Challenge: Sift the material for lines containing "source", and return them.

___ Information shown ___

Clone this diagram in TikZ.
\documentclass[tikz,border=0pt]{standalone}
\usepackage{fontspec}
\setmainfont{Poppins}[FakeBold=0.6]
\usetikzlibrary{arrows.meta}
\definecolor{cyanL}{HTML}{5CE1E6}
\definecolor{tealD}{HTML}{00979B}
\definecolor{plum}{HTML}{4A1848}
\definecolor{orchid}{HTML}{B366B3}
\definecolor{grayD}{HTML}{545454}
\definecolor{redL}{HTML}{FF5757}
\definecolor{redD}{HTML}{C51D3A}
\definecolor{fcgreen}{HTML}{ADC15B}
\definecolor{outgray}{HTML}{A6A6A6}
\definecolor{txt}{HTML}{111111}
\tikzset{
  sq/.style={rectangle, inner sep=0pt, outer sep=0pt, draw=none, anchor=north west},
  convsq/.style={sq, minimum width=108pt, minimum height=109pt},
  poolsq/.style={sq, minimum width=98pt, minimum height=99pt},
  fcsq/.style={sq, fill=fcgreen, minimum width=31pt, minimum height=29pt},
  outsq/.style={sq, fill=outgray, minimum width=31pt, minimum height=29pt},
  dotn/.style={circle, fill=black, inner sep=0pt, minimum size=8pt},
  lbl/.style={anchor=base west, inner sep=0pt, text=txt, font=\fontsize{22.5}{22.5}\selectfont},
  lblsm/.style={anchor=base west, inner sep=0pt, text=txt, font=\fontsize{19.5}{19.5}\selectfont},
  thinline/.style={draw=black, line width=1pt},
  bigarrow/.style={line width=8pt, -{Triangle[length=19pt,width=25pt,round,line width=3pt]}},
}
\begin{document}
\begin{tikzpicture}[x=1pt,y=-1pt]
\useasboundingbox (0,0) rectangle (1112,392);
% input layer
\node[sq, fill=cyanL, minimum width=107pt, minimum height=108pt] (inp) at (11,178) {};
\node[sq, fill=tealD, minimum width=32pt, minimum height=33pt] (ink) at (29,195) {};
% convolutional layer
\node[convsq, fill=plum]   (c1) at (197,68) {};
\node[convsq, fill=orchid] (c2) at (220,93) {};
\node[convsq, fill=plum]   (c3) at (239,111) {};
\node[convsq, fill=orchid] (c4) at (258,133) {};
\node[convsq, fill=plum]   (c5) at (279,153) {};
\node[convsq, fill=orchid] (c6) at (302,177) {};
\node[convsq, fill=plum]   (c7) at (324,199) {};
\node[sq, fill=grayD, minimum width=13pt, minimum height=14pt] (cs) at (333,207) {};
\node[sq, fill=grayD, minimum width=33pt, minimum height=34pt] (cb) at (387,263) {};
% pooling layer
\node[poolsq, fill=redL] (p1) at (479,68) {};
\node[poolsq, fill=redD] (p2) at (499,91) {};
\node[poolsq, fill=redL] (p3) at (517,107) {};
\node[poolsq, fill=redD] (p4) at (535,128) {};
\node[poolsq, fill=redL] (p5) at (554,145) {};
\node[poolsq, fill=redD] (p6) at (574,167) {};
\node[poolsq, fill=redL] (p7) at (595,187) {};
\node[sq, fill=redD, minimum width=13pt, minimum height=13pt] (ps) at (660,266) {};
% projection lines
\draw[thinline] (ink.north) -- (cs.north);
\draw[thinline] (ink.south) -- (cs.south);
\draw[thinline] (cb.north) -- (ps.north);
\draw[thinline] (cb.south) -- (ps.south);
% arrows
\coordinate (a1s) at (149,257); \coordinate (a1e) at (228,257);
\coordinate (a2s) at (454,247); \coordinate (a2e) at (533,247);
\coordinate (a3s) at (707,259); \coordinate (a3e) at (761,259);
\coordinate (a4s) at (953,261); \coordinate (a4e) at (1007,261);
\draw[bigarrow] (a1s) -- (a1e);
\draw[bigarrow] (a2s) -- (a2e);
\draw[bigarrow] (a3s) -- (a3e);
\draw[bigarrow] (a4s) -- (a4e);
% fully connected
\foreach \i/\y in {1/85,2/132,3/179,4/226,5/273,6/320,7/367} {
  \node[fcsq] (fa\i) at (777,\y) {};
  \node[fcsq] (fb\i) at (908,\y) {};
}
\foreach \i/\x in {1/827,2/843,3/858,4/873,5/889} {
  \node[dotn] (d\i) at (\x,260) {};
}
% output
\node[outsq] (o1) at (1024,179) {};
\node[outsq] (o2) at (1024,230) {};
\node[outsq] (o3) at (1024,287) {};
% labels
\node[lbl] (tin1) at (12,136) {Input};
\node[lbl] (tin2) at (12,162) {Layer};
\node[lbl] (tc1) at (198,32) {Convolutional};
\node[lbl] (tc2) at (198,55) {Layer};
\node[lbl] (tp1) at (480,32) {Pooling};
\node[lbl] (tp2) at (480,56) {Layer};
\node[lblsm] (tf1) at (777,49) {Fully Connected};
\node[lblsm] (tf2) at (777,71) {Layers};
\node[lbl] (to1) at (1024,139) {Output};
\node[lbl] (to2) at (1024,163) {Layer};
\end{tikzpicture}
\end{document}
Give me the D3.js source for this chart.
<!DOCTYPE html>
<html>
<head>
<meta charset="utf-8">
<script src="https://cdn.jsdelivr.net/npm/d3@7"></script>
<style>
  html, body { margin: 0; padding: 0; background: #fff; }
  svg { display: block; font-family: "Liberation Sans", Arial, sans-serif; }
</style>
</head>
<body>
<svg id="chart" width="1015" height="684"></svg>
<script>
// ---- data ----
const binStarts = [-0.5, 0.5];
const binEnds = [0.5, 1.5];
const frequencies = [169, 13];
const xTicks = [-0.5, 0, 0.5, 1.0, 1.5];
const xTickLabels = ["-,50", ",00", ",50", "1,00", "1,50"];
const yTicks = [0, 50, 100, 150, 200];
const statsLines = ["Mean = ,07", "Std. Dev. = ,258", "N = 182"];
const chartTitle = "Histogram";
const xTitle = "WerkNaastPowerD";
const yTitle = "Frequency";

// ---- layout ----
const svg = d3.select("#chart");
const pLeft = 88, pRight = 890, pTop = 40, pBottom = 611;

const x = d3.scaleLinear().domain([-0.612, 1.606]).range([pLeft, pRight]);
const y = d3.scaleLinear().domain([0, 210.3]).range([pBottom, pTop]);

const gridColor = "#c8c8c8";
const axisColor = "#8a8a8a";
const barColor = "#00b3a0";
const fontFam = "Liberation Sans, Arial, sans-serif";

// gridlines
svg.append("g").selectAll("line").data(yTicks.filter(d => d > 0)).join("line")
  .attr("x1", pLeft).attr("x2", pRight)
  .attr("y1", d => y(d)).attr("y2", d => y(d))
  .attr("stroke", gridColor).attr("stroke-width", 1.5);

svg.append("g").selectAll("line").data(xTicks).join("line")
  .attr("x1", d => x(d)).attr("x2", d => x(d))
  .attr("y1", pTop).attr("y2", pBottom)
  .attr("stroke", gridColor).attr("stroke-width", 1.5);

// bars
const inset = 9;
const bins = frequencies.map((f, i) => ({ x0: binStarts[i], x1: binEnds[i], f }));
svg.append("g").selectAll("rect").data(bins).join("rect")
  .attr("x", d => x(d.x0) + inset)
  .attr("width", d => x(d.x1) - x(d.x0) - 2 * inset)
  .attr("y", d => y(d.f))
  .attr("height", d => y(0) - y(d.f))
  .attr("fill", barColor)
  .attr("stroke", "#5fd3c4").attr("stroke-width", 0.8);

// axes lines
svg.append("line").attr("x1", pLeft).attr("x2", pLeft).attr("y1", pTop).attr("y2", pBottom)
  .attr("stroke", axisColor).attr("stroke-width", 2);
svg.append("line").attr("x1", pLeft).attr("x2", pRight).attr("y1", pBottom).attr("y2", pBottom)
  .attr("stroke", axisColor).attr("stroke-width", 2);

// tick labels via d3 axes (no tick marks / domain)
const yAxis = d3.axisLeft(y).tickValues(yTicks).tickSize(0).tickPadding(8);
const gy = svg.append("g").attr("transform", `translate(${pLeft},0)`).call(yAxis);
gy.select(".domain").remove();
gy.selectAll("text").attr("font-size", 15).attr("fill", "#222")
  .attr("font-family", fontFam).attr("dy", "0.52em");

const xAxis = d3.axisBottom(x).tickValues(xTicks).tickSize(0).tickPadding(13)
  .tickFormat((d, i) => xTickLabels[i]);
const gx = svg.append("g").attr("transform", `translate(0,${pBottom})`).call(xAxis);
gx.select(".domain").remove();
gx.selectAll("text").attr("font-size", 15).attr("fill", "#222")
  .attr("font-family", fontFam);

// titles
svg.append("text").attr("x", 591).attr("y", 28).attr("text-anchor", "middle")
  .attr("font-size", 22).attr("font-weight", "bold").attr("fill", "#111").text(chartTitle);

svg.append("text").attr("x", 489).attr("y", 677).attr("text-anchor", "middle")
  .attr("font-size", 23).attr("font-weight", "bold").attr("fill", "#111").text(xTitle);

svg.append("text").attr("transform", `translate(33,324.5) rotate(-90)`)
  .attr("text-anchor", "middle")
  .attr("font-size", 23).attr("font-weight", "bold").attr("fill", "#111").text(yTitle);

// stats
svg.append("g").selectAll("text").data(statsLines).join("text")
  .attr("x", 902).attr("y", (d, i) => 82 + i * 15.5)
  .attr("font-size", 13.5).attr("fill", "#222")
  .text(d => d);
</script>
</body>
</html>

___
___ Information shown ___

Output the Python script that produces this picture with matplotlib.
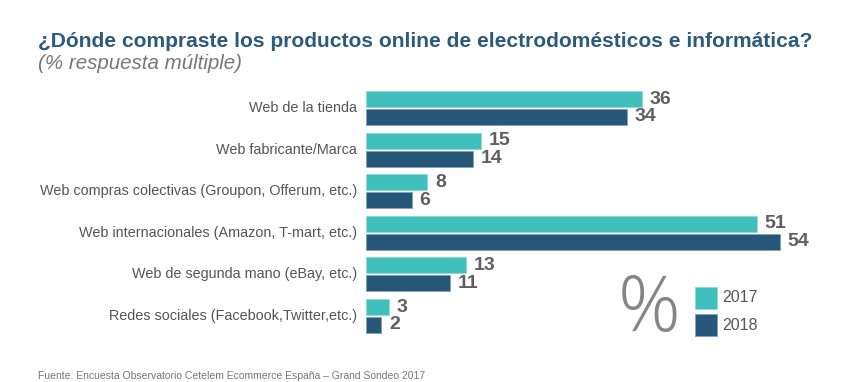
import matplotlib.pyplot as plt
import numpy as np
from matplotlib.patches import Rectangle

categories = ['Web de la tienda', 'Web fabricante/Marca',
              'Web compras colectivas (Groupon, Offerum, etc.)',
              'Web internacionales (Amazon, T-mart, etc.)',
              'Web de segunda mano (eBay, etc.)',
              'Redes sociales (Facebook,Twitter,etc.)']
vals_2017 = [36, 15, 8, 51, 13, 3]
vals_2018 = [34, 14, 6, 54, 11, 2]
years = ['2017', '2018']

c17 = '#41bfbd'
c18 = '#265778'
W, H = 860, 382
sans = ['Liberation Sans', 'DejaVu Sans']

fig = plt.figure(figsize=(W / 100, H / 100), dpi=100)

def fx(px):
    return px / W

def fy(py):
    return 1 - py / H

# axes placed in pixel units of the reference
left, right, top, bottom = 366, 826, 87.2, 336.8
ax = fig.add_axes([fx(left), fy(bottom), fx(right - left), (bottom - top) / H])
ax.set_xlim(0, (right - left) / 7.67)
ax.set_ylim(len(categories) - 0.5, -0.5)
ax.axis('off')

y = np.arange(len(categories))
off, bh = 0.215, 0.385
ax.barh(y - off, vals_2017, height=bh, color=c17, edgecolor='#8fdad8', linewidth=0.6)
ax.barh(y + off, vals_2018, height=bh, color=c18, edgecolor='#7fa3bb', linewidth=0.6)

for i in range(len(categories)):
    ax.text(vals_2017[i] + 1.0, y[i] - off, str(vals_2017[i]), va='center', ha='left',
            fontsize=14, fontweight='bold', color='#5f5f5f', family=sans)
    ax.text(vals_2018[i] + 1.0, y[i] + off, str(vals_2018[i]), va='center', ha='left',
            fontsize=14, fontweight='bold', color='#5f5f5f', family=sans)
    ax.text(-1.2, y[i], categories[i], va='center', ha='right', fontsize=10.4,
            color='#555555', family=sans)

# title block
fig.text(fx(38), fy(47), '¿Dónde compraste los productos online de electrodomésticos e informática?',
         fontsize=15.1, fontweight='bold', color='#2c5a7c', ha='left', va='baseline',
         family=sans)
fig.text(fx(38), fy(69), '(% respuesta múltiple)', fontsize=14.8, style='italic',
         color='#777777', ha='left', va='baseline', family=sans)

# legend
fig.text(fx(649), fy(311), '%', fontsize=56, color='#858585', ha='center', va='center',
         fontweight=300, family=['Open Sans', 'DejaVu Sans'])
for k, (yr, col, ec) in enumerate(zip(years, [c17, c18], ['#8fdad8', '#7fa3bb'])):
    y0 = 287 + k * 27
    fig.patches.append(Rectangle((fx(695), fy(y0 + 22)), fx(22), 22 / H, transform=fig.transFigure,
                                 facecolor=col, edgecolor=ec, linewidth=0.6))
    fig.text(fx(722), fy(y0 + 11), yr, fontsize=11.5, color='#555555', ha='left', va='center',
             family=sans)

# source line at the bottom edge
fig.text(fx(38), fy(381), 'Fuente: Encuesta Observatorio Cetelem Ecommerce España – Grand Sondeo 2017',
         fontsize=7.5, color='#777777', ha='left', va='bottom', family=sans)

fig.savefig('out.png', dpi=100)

___

Correct answer:
Give me the D3.js source for this chart.
# source line at the bottom edge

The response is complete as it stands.